Di mestiere faccio il linguista 5. Gli sciavi, i negri e il politicamente corretto

di Rosario Coluccia

La nostra rubrica riprende, dopo la lunga pausa. Pausa invernale e pausa dovuta al coronavirus, nuovi affanni hanno occupato la nostra mente, allontanandoci da quello a cui eravamo abituati. Finiti (speriamo) i giorni più cupi, rientra nelle nostre vite la normalità del quotidiano, che adesso appare gratificante. Qualcuno afferma, arrischiatamente, che il periodo difficile ci ha reso migliori. Né migliori né peggiori, a mio parere. Ostacoli e complicazioni avranno solo rinforzato in ciascuno di noi le caratteristiche, buone o cattive, che già possedevamo. Molti hanno affrontato difficoltà superiori, lavorando e rischiando la vita durante il periodo del contagio galoppante, consentendo di continuare a vivere a coloro che restavano rinchiusi in casa: infermieri, medici, farmacisti, spazzini, addetti alle vendite, alle consegne e alle pulizie, postini, forze dell’ordine. A loro  va, ben a ragione, la nostra solidarietà. Molti altri, tutti coloro che non beneficiano di un reddito fisso e sicuro, hanno avuto ed hanno serissimi problemi economici. Alcuni (pochi, per fortuna) hanno cercato di speculare sulle disgrazie generali, tentando forme truffaldine di arricchimento. 

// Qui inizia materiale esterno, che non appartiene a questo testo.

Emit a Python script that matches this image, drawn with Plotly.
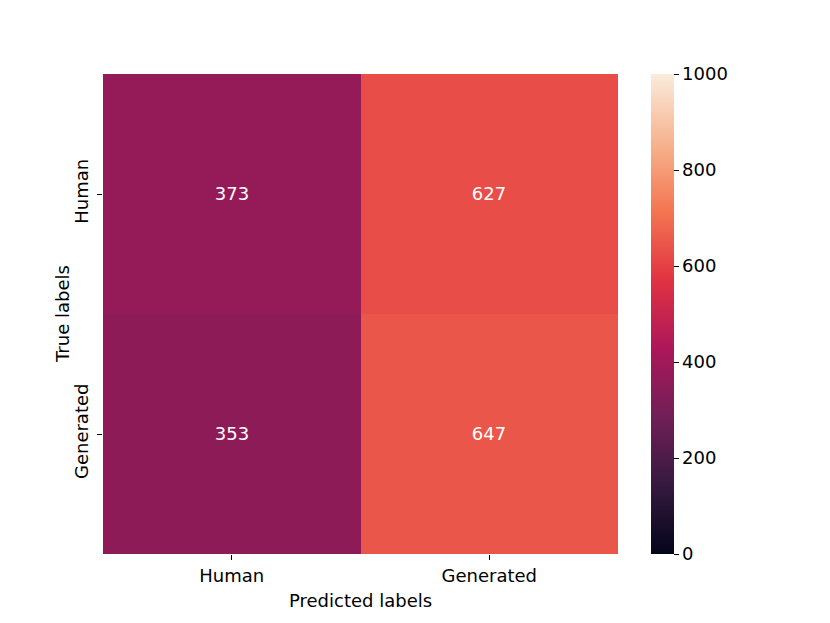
import plotly.graph_objects as go

x_labels = ["Human", "Generated"]
y_labels = ["Human", "Generated"]
counts = [[373, 627], [353, 647]]
cbar_ticks = [0, 200, 400, 600, 800, 1000]
x_title = "Predicted labels"
y_title = "True labels"

rocket = [
    [0.0, "#03051a"],
    [1/7, "#35193e"],
    [2/7, "#701f57"],
    [3/7, "#ad1759"],
    [4/7, "#e13342"],
    [5/7, "#f37651"],
    [6/7, "#f6b48f"],
    [1.0, "#faebdd"],
]

font = "DejaVu Sans"
FS = 18
L, R, T, B = 95, 220, 66, 77
PW, PH = 830 - L - R, 623 - T - B
fig = go.Figure(go.Heatmap(
    z=counts, x=x_labels, y=y_labels,
    zmin=0, zmax=1000, colorscale=rocket,
    text=[[str(v) for v in row] for row in counts],
    texttemplate="%{text}", textfont=dict(color="white", size=FS, family=font),
    xgap=0, ygap=0,
    colorbar=dict(
        x=(651 - 103) / 515, xanchor="left", xpad=0, ypad=0,
        y=0.5, yanchor="middle", len=1, lenmode="fraction",
        thickness=23, outlinewidth=0,
        tickvals=cbar_ticks, ticks="outside", ticklen=5, tickwidth=1,
        tickcolor="black", tickfont=dict(size=FS, family=font, color="black"),
    ),
    showscale=True,
))

fig.update_layout(
    width=830, height=623,
    margin=dict(l=L, r=R, t=T, b=B),
    paper_bgcolor="white", plot_bgcolor="white",
    font=dict(family=font, size=FS, color="black"),
    xaxis=dict(
        ticks="outside", ticklen=5, tickcolor="black", tickwidth=1,
        showgrid=False, zeroline=False, showline=False,
        tickfont=dict(size=FS),
    ),
    yaxis=dict(
        autorange="reversed", tickangle=-90,
        ticks="outside", ticklen=5, tickcolor="black", tickwidth=1,
        ticklabelstandoff=2,
        showgrid=False, zeroline=False, showline=False,
        tickfont=dict(size=FS),
    ),
    annotations=[
        dict(text=x_title, xref="paper", yref="paper", x=0.5,
             y=-(600 - 8 - (T + PH)) / PH, xanchor="center", yanchor="middle",
             showarrow=False, font=dict(size=FS)),
        dict(text=y_title, xref="paper", yref="paper",
             x=-(L - (62 - 8)) / PW, y=0.5, textangle=-90,
             xanchor="center", yanchor="middle",
             showarrow=False, font=dict(size=FS)),
    ],
)

fig.write_html("out.html")
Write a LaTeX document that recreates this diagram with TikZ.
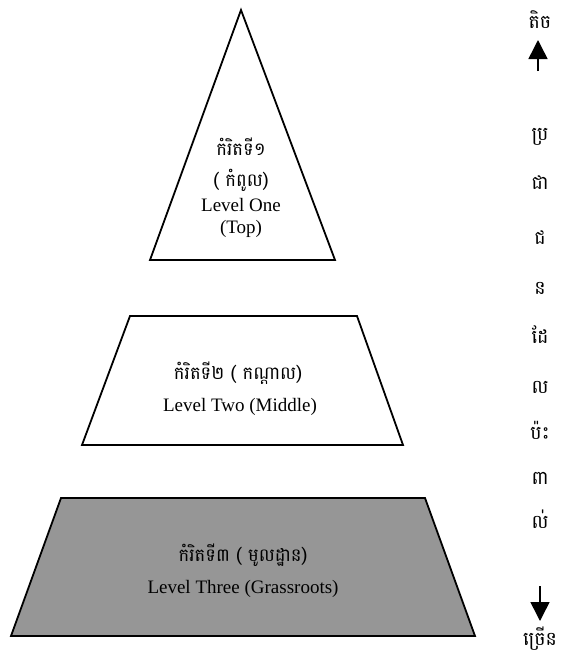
\documentclass[tikz,border=0pt]{standalone}
\usepackage{fontspec}
\setmainfont{Liberation Serif}
\newfontfamily\khmerfont[Script=Khmer]{Battambang}
\usetikzlibrary{arrows.meta}

\begin{document}
\begin{tikzpicture}[x=1pt, y=-1pt,
    level/.style={draw=black, line width=1.8pt, line join=miter},
    lvlkh/.style={font=\khmerfont\fontsize{18}{20}\selectfont, anchor=base},
    lvlen/.style={font=\fontsize{19}{22}\selectfont, anchor=base},
    side/.style={font=\khmerfont\fontsize{19}{20}\selectfont, anchor=base},
    updown/.style={line width=1.5pt, -{Triangle[length=19pt, width=19pt]}}]

    \useasboundingbox (0,0) rectangle (566,657);

    %% ------
    %% Pyramid: three levels placed on fixed pixel coordinates
    %% ----

    % Level one (top)
    \coordinate (oneA) at (241,10);
    \coordinate (oneB) at (335,260);
    \coordinate (oneC) at (150,260);
    \draw[level] (oneA) -- (oneB) -- (oneC) -- cycle;
    \node[lvlkh] (oneKh) at (241,155) {កំរិតទី១};
    \node[lvlkh] (oneTop) at (241,186) {( កំពូល)};
    \node[lvlen] (oneEn) at (241,211) {Level One};
    \node[lvlen] (oneEnb) at (241,233) {(Top)};

    % Level two (middle)
    \coordinate (twoA) at (130,316);
    \coordinate (twoB) at (357,316);
    \coordinate (twoC) at (403,445);
    \coordinate (twoD) at (82,445);
    \draw[level] (twoA) -- (twoB) -- (twoC) -- (twoD) -- cycle;
    \node[lvlkh] (twoKh) at (238,379) {កំរិតទី២ ( កណ្តាល)};
    \node[lvlen] (twoEn) at (240,411) {Level Two (Middle)};

    % Level three (grassroots)
    \coordinate (threeA) at (61,498);
    \coordinate (threeB) at (425,498);
    \coordinate (threeC) at (475,636);
    \coordinate (threeD) at (11,636);
    \draw[level, fill={rgb,255:red,150;green,150;blue,150}] (threeA) -- (threeB) -- (threeC) -- (threeD) -- cycle;
    \node[lvlkh] (threeKh) at (243,561) {កំរិតទី៣ ( មូលដ្ឋាន)};
    \node[lvlen] (threeEn) at (243,593) {Level Three (Grassroots)};

    %% ------
    %% Side scale: few (top) to many (bottom)
    %% ----

    % few
    \node[side] (few) at (540,28) {តិច};
    \coordinate (upTail) at (538,71);
    \coordinate (upTip) at (538,40);
    \draw[updown] (upTail) -- (upTip);

    % affected people, one syllable per line
    \foreach \syl/\ypos [count=\i] in {ប្រ/140, ជា/189, ជ/244, ន/294, ដែ/343, ល/393, ប៉ះ/439, ពា/484, ល់/528}
        \node[side] (p\i) at (540,\ypos) {\syl};

    % many
    \coordinate (downTail) at (540,586);
    \coordinate (downTip) at (540,621);
    \draw[updown] (downTail) -- (downTip);
    \node[side] (many) at (540,645) {ច្រើន};

\end{tikzpicture}
\end{document}
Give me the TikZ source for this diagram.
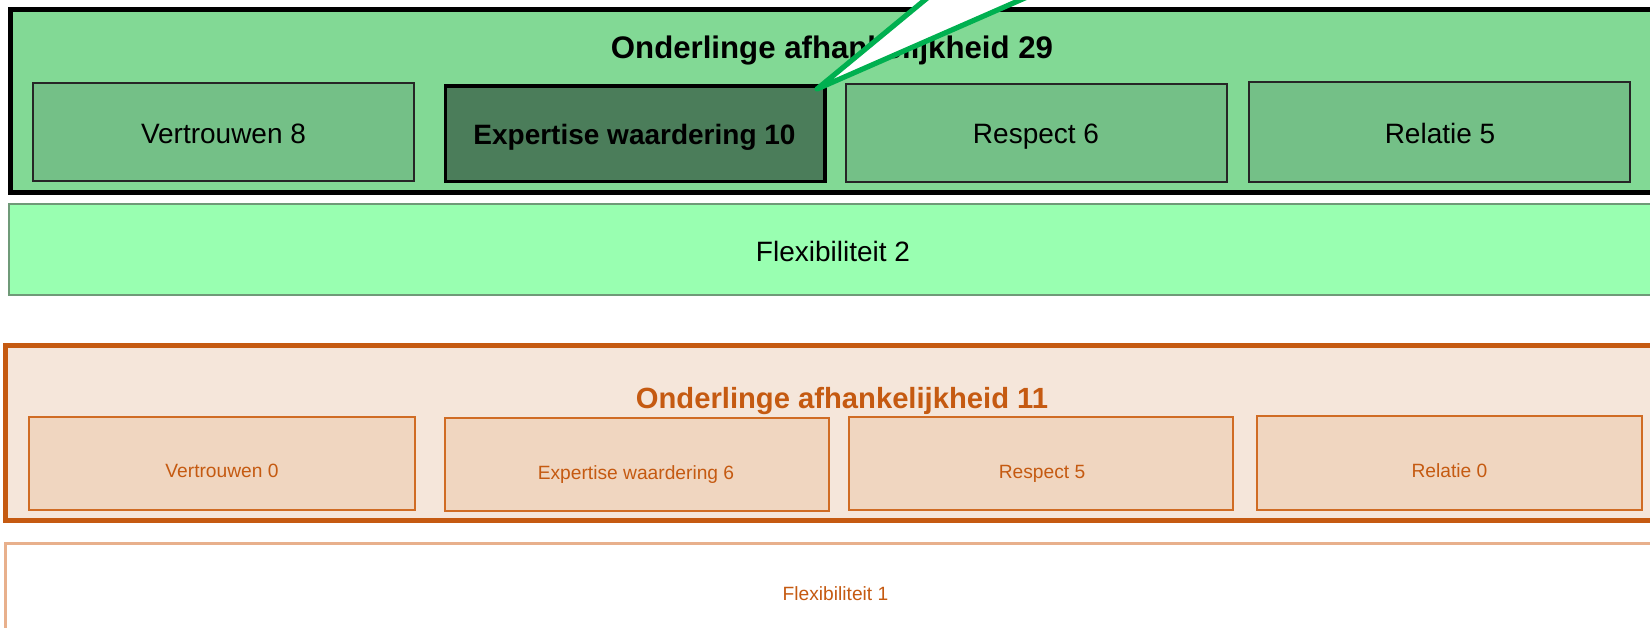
\documentclass[tikz,border=0pt]{standalone}
\usepackage{fontspec}
\setmainfont{Liberation Sans}
\usepackage{xcolor}
\usepackage{tikz}
\usetikzlibrary{positioning,calc}

\definecolor{topgreen}{HTML}{82D995}
\definecolor{boxgreen}{HTML}{74C087}
\definecolor{darkgreen}{HTML}{4B7D5A}
\definecolor{flexgreen}{HTML}{99FFB1}
\definecolor{flexline}{HTML}{6F9A78}
\definecolor{callgreen}{HTML}{00B050}
\definecolor{orangeline}{HTML}{C55A11}
\definecolor{orangefill}{HTML}{F5E6DA}
\definecolor{boxorange}{HTML}{F0D6C0}
\definecolor{boxorangeline}{HTML}{D06C24}
\definecolor{flexorange}{HTML}{E8B08C}

\begin{document}
\begin{tikzpicture}[x=0.5pt, y=-0.5pt,
    groentekst/.style={anchor=base, inner sep=0pt, font=\fontsize{14}{16}\selectfont},
    oranjetekst/.style={anchor=base, inner sep=0pt, text=orangeline, font=\fontsize{9.6}{11}\selectfont},
    groenvak/.style={fill=boxgreen, draw=black!85, line width=0.75pt},
    oranjevak/.style={fill=boxorange, draw=boxorangeline, line width=1pt}]
    \useasboundingbox (0,0) rectangle (1650,627);
    \clip (0,0) rectangle (1650,627);

    % Top block
    \filldraw[fill=topgreen, draw=black, line width=2.5pt] (10,9.5) rectangle (1680,192.5);
    \node[anchor=base, inner sep=0pt, font=\bfseries\fontsize{15.6}{18}\selectfont] (titelGroen) at (832,58) {Onderlinge afhankelijkheid 29};

    \filldraw[groenvak] (33,83) rectangle (414,181);
    \filldraw[fill=darkgreen, draw=black, line width=1.75pt] (445.5,86) rectangle (825,181.5);
    \filldraw[groenvak] (846,84) rectangle (1227,182);
    \filldraw[groenvak] (1249,82) rectangle (1630,182);

    \node[groentekst] (vertrouwenGroen) at (223.5,143) {Vertrouwen 8};
    \node[groentekst, font=\bfseries\fontsize{14}{16}\selectfont] (expertiseGroen) at (634.5,144) {Expertise waardering 10};
    \node[groentekst] (respectGroen) at (1036,143) {Respect 6};
    \node[groentekst] (relatieGroen) at (1440,143) {Relatie 5};

    \filldraw[fill=flexgreen, draw=flexline, line width=0.75pt] (9,204) rectangle (1680,295);
    \node[groentekst] (flexGroen) at (833,261) {Flexibiliteit 2};

    % Callout
    \coordinate (punt) at (817,89);
    \filldraw[fill=white, draw=callgreen, line width=2.6pt, line join=round]
        (949,-20) -- (punt) -- (1066,-20);

    % Bottom block
    \filldraw[fill=orangefill, draw=orangeline, line width=2.5pt] (5.5,345.5) rectangle (1680,520);
    \node[anchor=base, inner sep=0pt, text=orangeline, font=\bfseries\fontsize{14.6}{17}\selectfont] (titelOranje) at (842,408) {Onderlinge afhankelijkheid 11};

    \filldraw[oranjevak] (29,417) rectangle (415,510);
    \filldraw[oranjevak] (445,418) rectangle (829,511);
    \filldraw[oranjevak] (849,417) rectangle (1233,510);
    \filldraw[oranjevak] (1257,416) rectangle (1642,510);

    \node[oranjetekst] (vertrouwenOranje) at (222,477.5) {Vertrouwen 0};
    \node[oranjetekst] (expertiseOranje) at (636,479) {Expertise waardering 6};
    \node[oranjetekst] (respectOranje) at (1042,478) {Respect 5};
    \node[oranjetekst] (relatieOranje) at (1449.5,477) {Relatie 0};

    \filldraw[fill=white, draw=flexorange, line width=1.5pt] (5.5,543) rectangle (1680,700);
    \node[oranjetekst] (flexOranje) at (835.5,600.5) {Flexibiliteit 1};
\end{tikzpicture}
\end{document}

Tra mille contraddizioni, lentamente torna la normalità. Noi, di conseguenza, torniamo a  occuparci della lingua italiana, traendo spunto dall’attualità. Ha avuto grande successo l’intervista che Aldo Cazzullo ha fatto a Francesco Guccini in occasione degli ottant’anni di quest’ultimo. Pubblicata il 6 giugno, al mattino del giorno successivo l’intervista aveva totalizzato un numero molto elevato di contatti. Il cantautore modenese racconta delle sue scelte politiche, dei rapporti con altri cantanti di successo, con autoironia parla della sua paura di morire («L’uomo è l’unico animale che sa di dover morire; ma da giovane è convinto di essere immortale. A ottant’anni però comincia ad avere qualche dubbio»). Una parte importante è dedicata ai ricordi d’infanzia, alla povertà estrema, al rapporto con i rigidissimi genitori: «Mio padre non mi ha mai abbracciato in vita sua […] Mia mamma non mi ha mai regalato niente». Alla domanda «Dove ha fatto il militare», Guccini ha risposto «Sono stato sottotenente a Trieste: 90 mila lire al mese, che mandavo per metà a casa, più 5 mila di indennità di frontiera. L’atmosfera era pesante. La notte gli sciavi, gli sloveni, scrivevano il nome di Tito sui muri della caserma».